» Set task:
Below is a listing. Return the lines from the one that contains "Rebuild this chart" to the one that contains "Serif, Times New", both ends included, verbatim and with no pictures.

» Listed records:
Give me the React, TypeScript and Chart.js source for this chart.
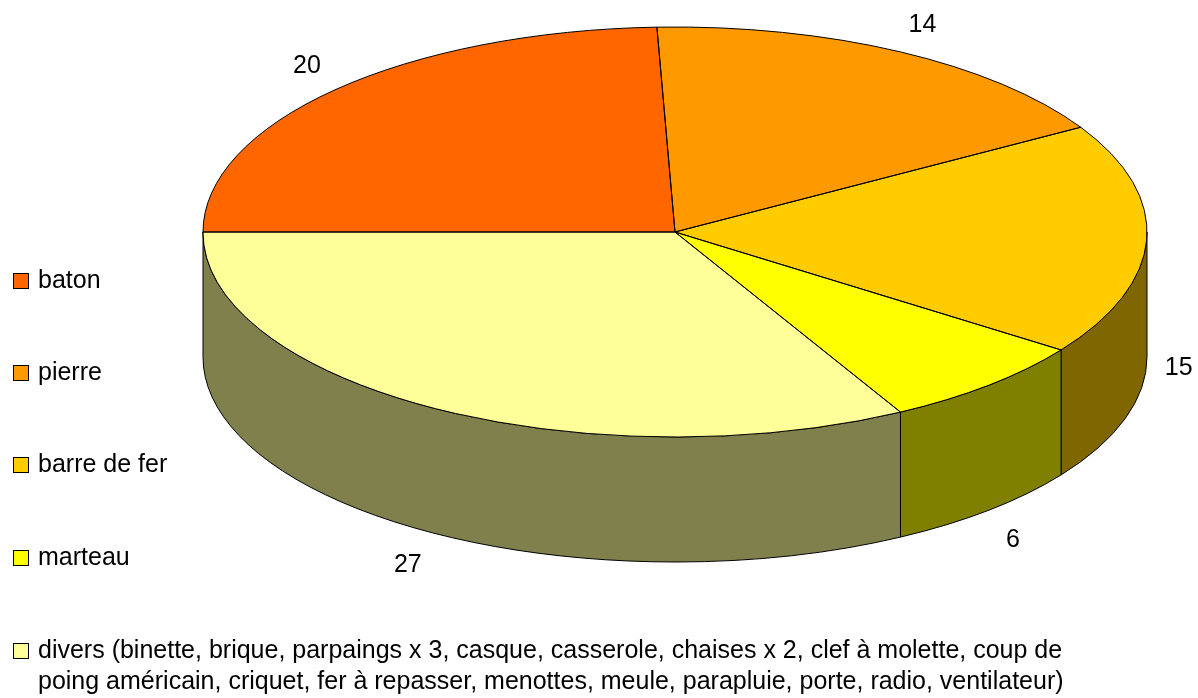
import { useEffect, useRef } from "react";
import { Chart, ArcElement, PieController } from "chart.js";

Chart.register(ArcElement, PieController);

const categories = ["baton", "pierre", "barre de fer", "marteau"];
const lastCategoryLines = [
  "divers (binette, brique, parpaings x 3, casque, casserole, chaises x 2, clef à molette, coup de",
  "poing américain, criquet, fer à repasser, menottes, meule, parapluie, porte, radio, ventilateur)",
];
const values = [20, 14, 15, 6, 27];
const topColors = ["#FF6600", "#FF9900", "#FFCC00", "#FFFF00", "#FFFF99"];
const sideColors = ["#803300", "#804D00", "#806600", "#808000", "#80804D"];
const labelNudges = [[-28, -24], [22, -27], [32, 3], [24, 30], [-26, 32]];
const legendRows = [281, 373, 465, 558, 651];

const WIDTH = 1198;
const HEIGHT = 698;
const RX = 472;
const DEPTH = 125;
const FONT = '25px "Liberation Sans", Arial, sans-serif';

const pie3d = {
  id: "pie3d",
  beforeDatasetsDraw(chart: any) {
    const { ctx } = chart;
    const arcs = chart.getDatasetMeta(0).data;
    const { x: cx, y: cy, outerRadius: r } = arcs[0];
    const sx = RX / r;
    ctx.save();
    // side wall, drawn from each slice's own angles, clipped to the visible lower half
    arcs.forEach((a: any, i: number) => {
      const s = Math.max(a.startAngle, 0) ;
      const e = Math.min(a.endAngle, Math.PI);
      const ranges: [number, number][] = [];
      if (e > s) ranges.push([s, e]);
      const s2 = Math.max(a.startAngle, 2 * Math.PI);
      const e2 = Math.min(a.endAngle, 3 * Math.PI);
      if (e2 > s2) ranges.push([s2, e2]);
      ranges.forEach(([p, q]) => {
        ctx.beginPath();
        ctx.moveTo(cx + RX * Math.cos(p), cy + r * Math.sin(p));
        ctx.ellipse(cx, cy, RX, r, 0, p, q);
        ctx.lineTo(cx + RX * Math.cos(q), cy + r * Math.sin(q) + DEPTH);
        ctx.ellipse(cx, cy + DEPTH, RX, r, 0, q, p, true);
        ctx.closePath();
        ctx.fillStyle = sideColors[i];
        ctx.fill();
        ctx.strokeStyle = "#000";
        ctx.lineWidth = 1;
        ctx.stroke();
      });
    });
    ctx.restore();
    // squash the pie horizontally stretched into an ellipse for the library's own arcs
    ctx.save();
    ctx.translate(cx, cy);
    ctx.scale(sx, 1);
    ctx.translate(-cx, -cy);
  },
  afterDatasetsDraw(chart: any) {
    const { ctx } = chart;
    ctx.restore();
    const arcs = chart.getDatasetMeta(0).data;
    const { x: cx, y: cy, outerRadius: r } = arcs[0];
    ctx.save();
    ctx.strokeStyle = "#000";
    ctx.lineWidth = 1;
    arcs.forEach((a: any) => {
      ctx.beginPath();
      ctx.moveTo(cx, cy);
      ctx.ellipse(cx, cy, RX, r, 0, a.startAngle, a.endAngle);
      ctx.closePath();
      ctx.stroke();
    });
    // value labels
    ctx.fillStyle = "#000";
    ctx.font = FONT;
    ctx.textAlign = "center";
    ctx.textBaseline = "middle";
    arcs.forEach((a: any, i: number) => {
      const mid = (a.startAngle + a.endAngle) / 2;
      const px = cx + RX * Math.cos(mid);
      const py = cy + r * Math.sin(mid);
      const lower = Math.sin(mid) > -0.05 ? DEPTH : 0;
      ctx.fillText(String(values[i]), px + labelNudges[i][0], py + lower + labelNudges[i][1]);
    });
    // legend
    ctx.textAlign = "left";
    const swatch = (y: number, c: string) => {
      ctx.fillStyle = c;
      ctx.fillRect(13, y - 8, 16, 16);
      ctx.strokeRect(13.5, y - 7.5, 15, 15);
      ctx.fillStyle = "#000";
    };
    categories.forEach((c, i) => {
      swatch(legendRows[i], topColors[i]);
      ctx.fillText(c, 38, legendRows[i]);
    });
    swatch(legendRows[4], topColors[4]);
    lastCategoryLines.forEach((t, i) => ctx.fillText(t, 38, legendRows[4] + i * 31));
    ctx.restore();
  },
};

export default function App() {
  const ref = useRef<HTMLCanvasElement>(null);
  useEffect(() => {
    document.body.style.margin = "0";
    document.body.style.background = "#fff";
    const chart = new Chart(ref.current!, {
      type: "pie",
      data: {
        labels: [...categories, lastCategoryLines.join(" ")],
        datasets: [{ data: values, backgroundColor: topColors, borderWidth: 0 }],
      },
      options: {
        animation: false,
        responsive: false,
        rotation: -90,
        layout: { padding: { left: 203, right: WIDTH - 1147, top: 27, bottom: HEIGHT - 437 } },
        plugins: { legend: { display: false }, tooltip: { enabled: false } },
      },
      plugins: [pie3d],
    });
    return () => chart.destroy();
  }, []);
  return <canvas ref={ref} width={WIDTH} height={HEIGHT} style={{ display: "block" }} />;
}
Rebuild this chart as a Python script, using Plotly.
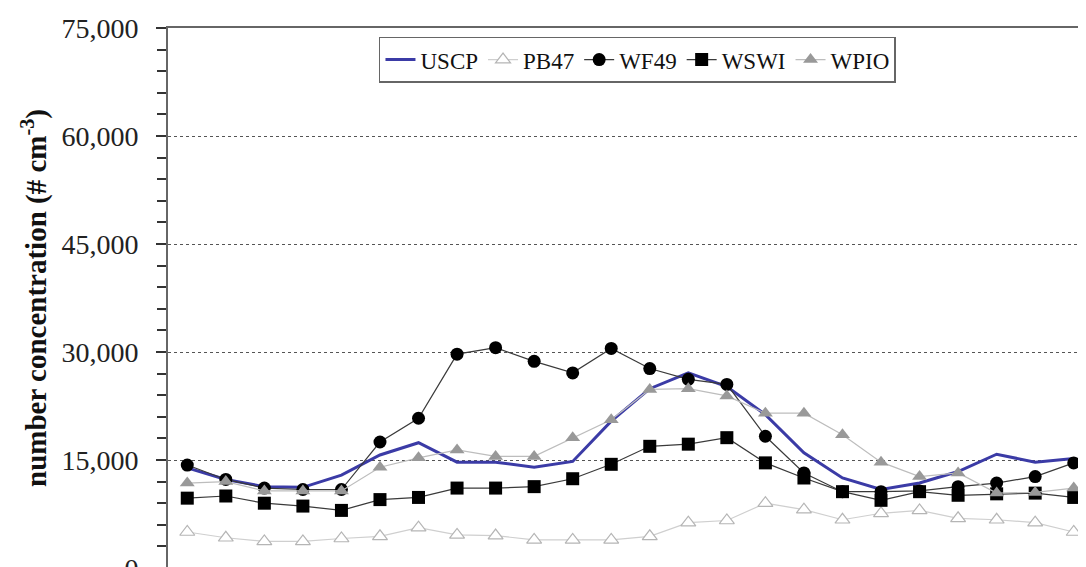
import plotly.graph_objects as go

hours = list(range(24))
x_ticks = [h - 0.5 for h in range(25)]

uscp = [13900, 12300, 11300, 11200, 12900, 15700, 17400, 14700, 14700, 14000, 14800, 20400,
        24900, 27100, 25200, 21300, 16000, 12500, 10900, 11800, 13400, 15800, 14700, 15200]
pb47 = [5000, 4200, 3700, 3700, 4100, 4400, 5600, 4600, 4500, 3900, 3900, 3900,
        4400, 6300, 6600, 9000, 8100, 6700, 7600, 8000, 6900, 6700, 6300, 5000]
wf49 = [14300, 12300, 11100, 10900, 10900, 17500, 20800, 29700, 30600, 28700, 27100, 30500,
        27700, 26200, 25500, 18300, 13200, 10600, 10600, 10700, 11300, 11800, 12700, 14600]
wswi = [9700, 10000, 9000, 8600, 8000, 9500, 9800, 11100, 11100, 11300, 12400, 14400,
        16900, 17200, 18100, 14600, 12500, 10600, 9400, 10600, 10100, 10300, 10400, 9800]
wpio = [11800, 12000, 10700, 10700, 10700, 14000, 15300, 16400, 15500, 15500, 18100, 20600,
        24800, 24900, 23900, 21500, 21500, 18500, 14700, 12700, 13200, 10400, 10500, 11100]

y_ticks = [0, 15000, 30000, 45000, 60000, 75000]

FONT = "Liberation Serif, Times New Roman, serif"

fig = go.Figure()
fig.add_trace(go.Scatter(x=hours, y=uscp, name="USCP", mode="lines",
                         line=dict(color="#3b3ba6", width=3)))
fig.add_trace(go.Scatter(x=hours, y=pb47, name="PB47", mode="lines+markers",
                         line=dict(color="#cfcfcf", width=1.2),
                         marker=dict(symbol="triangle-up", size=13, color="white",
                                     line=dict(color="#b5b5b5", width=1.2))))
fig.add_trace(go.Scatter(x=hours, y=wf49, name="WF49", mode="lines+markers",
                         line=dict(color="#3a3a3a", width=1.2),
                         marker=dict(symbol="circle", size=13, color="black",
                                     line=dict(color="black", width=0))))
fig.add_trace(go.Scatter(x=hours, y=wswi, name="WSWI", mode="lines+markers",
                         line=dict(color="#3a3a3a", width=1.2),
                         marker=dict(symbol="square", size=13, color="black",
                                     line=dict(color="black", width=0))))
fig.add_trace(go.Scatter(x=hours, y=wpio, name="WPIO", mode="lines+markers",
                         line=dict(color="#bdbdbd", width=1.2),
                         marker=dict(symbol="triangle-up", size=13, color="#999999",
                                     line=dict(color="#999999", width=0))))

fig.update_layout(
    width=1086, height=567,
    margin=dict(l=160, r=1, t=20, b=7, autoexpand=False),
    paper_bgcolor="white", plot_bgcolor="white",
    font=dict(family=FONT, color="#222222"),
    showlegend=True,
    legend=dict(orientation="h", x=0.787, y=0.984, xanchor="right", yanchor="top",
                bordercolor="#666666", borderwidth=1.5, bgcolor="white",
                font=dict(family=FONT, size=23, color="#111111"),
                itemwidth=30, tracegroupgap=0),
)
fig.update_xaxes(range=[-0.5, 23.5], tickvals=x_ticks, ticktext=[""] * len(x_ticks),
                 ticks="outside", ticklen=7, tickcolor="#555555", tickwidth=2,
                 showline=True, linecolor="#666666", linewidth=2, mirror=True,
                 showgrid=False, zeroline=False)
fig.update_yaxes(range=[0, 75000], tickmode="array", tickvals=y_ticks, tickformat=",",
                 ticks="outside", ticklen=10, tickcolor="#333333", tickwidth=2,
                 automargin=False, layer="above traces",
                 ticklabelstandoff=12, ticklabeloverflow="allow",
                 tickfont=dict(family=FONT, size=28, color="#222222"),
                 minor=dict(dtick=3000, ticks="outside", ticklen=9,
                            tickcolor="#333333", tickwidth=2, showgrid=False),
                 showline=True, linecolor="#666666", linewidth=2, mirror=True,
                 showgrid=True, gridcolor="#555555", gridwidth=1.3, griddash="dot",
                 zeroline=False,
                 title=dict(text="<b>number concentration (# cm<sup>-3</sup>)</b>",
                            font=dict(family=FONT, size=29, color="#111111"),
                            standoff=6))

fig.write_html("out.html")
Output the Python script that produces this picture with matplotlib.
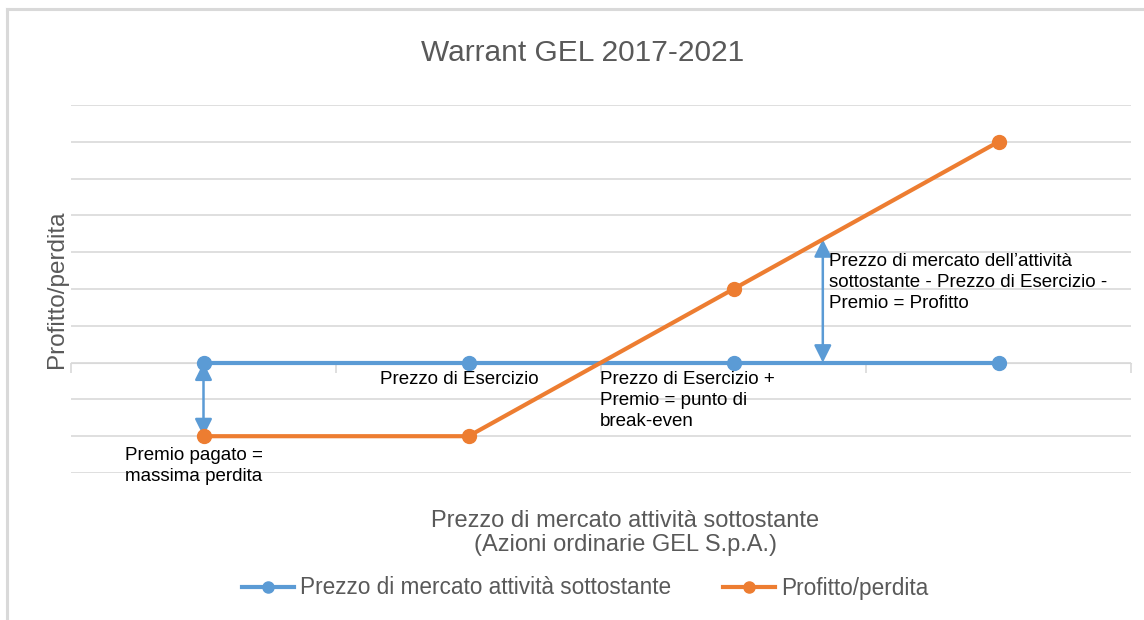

» Solved exercise:
Rebuild this chart as a Python script, using Plotly.
import plotly.graph_objects as go

hours = list(range(24))
x_ticks = [h - 0.5 for h in range(25)]

uscp = [13900, 12300, 11300, 11200, 12900, 15700, 17400, 14700, 14700, 14000, 14800, 20400,
        24900, 27100, 25200, 21300, 16000, 12500, 10900, 11800, 13400, 15800, 14700, 15200]
pb47 = [5000, 4200, 3700, 3700, 4100, 4400, 5600, 4600, 4500, 3900, 3900, 3900,
        4400, 6300, 6600, 9000, 8100, 6700, 7600, 8000, 6900, 6700, 6300, 5000]
wf49 = [14300, 12300, 11100, 10900, 10900, 17500, 20800, 29700, 30600, 28700, 27100, 30500,
        27700, 26200, 25500, 18300, 13200, 10600, 10600, 10700, 11300, 11800, 12700, 14600]
wswi = [9700, 10000, 9000, 8600, 8000, 9500, 9800, 11100, 11100, 11300, 12400, 14400,
        16900, 17200, 18100, 14600, 12500, 10600, 9400, 10600, 10100, 10300, 10400, 9800]
wpio = [11800, 12000, 10700, 10700, 10700, 14000, 15300, 16400, 15500, 15500, 18100, 20600,
        24800, 24900, 23900, 21500, 21500, 18500, 14700, 12700, 13200, 10400, 10500, 11100]

y_ticks = [0, 15000, 30000, 45000, 60000, 75000]

FONT = "Liberation Serif, Times New Roman, serif"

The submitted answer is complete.